In this lesson, we will learn about adjective-noun agreement, and when and how adjectives should be modified in order to match the noun they are describing in gender and in number. We will also learn some common descriptive adjectives.
You've learned that the article needs to agree with the noun it comes before in both gender and number.
For example, UN hombre, UNAS mujeres, LOS hombres, LA mujer.
In the same way, adjectives must also agree with the noun.
If the adjective ends in 'o' or 'a', then it will agree in both gender and number.
For example, "caro" is an adjective that means "expensive".
"el lápiz caro" means "the expensive pencil". Notice that lápiz is masculine and singular, so caro is also masculine and singular.
"los lápices caros" means "the expensive pencils". In this case, "lápices" is plural, so "caros" is now plural.
Let's look at two other examples. "la casa cara", which means the expensive house, "las casas caras", which means the expensive houses.
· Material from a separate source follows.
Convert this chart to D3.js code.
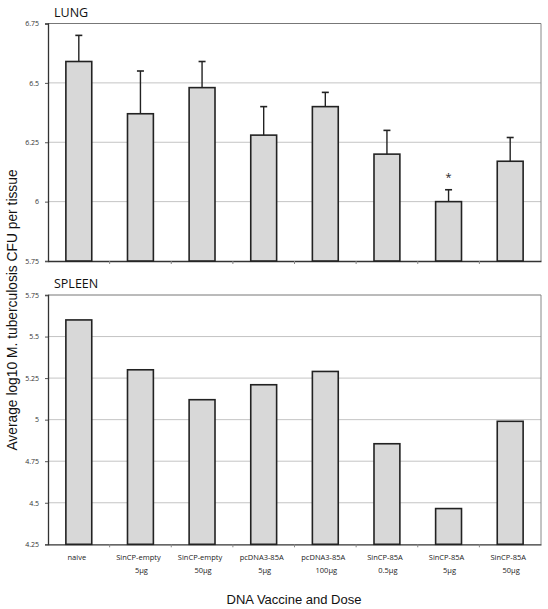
<!DOCTYPE html>
<html><head><meta charset="utf-8">
<script src="https://cdn.jsdelivr.net/npm/d3@7"></script>
<style>body{margin:0;background:#fff;} svg{display:block;}</style>
</head><body>
<script>
const categories = ["naive","SinCP-empty","SinCP-empty","pcDNA3-85A","pcDNA3-85A","SinCP-85A","SinCP-85A","SinCP-85A"];
const doses = ["","5µg","50µg","5µg","100µg","0.5µg","5µg","50µg"];
const lungValues = [6.59, 6.37, 6.48, 6.28, 6.40, 6.20, 6.00, 6.17];
const lungErrors = [0.11, 0.18, 0.11, 0.12, 0.06, 0.10, 0.05, 0.10];
const spleenValues = [5.60, 5.30, 5.12, 5.21, 5.29, 4.855, 4.465, 4.99];
const lungTicks = [5.75, 6, 6.25, 6.5, 6.75];
const lungTickLabels = ["5.75","6","6.25","6.5","6.75"];
const spleenTicks = [4.25, 4.5, 4.75, 5, 5.25, 5.5, 5.75];
const spleenTickLabels = ["4.25","4.5","4.75","5","5.25","5.5","5.75"];
const significant = [false,false,false,false,false,false,true,false];

const W = 548, H = 609;
const svg = d3.select("body").append("svg").attr("width", W).attr("height", H);
const font = "'Open Sans', 'DejaVu Sans', sans-serif";

const x = d3.scaleBand().domain(d3.range(categories.length)).range([48, 541]).paddingInner(0.58).paddingOuter(0.29);
const xb = d3.scaleBand().domain(d3.range(categories.length)).range([48, 541]);

function panel(title, values, errors, ticks, tickLabels, top, bottom, titleY) {
  const y = d3.scaleLinear().domain([ticks[0], ticks[ticks.length-1]]).range([bottom, top]);
  const g = svg.append("g");
  g.selectAll("line.grid").data(ticks.slice(1, -1)).join("line")
    .attr("x1", 48).attr("x2", 541).attr("y1", d => y(d)).attr("y2", d => y(d))
    .attr("stroke", "#c4c4c4").attr("stroke-width", 1);
  g.append("line").attr("x1", 48).attr("x2", 541).attr("y1", top).attr("y2", top)
    .attr("stroke", "#777").attr("stroke-width", 1);
  g.append("line").attr("x1", 541).attr("x2", 541).attr("y1", top).attr("y2", bottom)
    .attr("stroke", "#888").attr("stroke-width", 1);
  const ya = d3.axisLeft(y).tickValues(ticks).tickFormat((d,i) => tickLabels[i]).tickSize(3).tickPadding(6);
  const ay = g.append("g").attr("transform", "translate(48,0)").call(ya);
  ay.select(".domain").attr("stroke", "#333").attr("stroke-width", 1.3);
  ay.selectAll(".tick line").attr("stroke", "#555");
  ay.selectAll("text").attr("font-family", font).attr("font-size", 7).attr("fill", "#333");
  const xa = d3.axisBottom(xb).tickValues([]).tickSizeOuter(0);
  const ax = g.append("g").attr("transform", `translate(0,${bottom})`).call(xa);
  ax.select(".domain").attr("stroke", "#333").attr("stroke-width", 1.3);
  g.selectAll("line.btick").data(d3.range(1, categories.length)).join("line")
    .attr("x1", d => xb(d)).attr("x2", d => xb(d)).attr("y1", bottom).attr("y2", bottom + 3)
    .attr("stroke", "#888");
  g.selectAll("rect.bar").data(values).join("rect")
    .attr("x", (d,i) => x(i)).attr("width", x.bandwidth())
    .attr("y", d => y(d)).attr("height", d => bottom - y(d))
    .attr("fill", "#d8d8d8").attr("stroke", "#222").attr("stroke-width", 1.6);
  if (errors) {
    g.selectAll("line.err").data(values).join("line")
      .attr("x1", (d,i) => x(i) + x.bandwidth()/2).attr("x2", (d,i) => x(i) + x.bandwidth()/2)
      .attr("y1", d => y(d)).attr("y2", (d,i) => y(d + errors[i]))
      .attr("stroke", "#222").attr("stroke-width", 1.4);
    g.selectAll("line.cap").data(values).join("line")
      .attr("x1", (d,i) => x(i) + x.bandwidth()/2 - 3.5).attr("x2", (d,i) => x(i) + x.bandwidth()/2 + 3.5)
      .attr("y1", (d,i) => y(d + errors[i])).attr("y2", (d,i) => y(d + errors[i]))
      .attr("stroke", "#222").attr("stroke-width", 1.6);
    const sigIdx = d3.range(values.length).filter(i => significant[i]);
    g.selectAll("text.sig").data(sigIdx).join("text")
      .attr("x", i => x(i) + x.bandwidth()/2)
      .attr("y", i => y(values[i] + errors[i]) - 9)
      .attr("text-anchor", "middle").attr("font-family", font).attr("font-size", 11)
      .attr("fill", "#222").text("*");
  }
  g.append("text").attr("x", 54).attr("y", titleY).attr("font-family", font).attr("font-size", 12.5)
    .attr("fill", "#111").text(title);
  return y;
}

panel("LUNG", lungValues, lungErrors, lungTicks, lungTickLabels, 23.5, 261, 17);
panel("SPLEEN", spleenValues, null, spleenTicks, spleenTickLabels, 295, 544.3, 288);

const lab = svg.append("g");
lab.selectAll("text.c1").data(categories).join("text")
  .attr("x", (d,i) => xb(i) + xb.bandwidth()/2 - 2).attr("y", 560)
  .attr("text-anchor", "middle").attr("font-family", font).attr("font-size", 7.5).attr("fill", "#222").text(d => d);
lab.selectAll("text.c2").data(doses).join("text")
  .attr("x", (d,i) => xb(i) + xb.bandwidth()/2 + 1).attr("y", 573)
  .attr("text-anchor", "middle").attr("font-family", font).attr("font-size", 7.5).attr("fill", "#222").text(d => d);

svg.append("text").attr("x", 294).attr("y", 604).attr("text-anchor", "middle")
  .attr("font-family", "'Liberation Sans', Arial, sans-serif").attr("font-size", 13).attr("fill", "#111")
  .text("DNA Vaccine and Dose");
svg.append("text").attr("transform", "translate(17,310) rotate(-90)").attr("text-anchor", "middle")
  .attr("font-family", "'Liberation Sans', Arial, sans-serif").attr("font-size", 13.8).attr("fill", "#111")
  .text("Average log10 M. tuberculosis CFU per tissue");
</script>
</body></html>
Notice that since "casa" is feminine, "caro" has become "cara", which is feminine.
Casas caras are both feminine plural.
Now, if the adjective does not end in 'o' or 'a', then you only have to worry about number agreement--is the noun plural or singular? "El coche grande" means "the big car" "los coches grandes", "the big cars" "la bicicleta grande", the big bicycle "las bicicletas grandes", the big bicycles
As you can see, since grande does not end in 'o' or 'a', it only changes from singular to plural-it doesn't matter if the noun is masculine or feminine.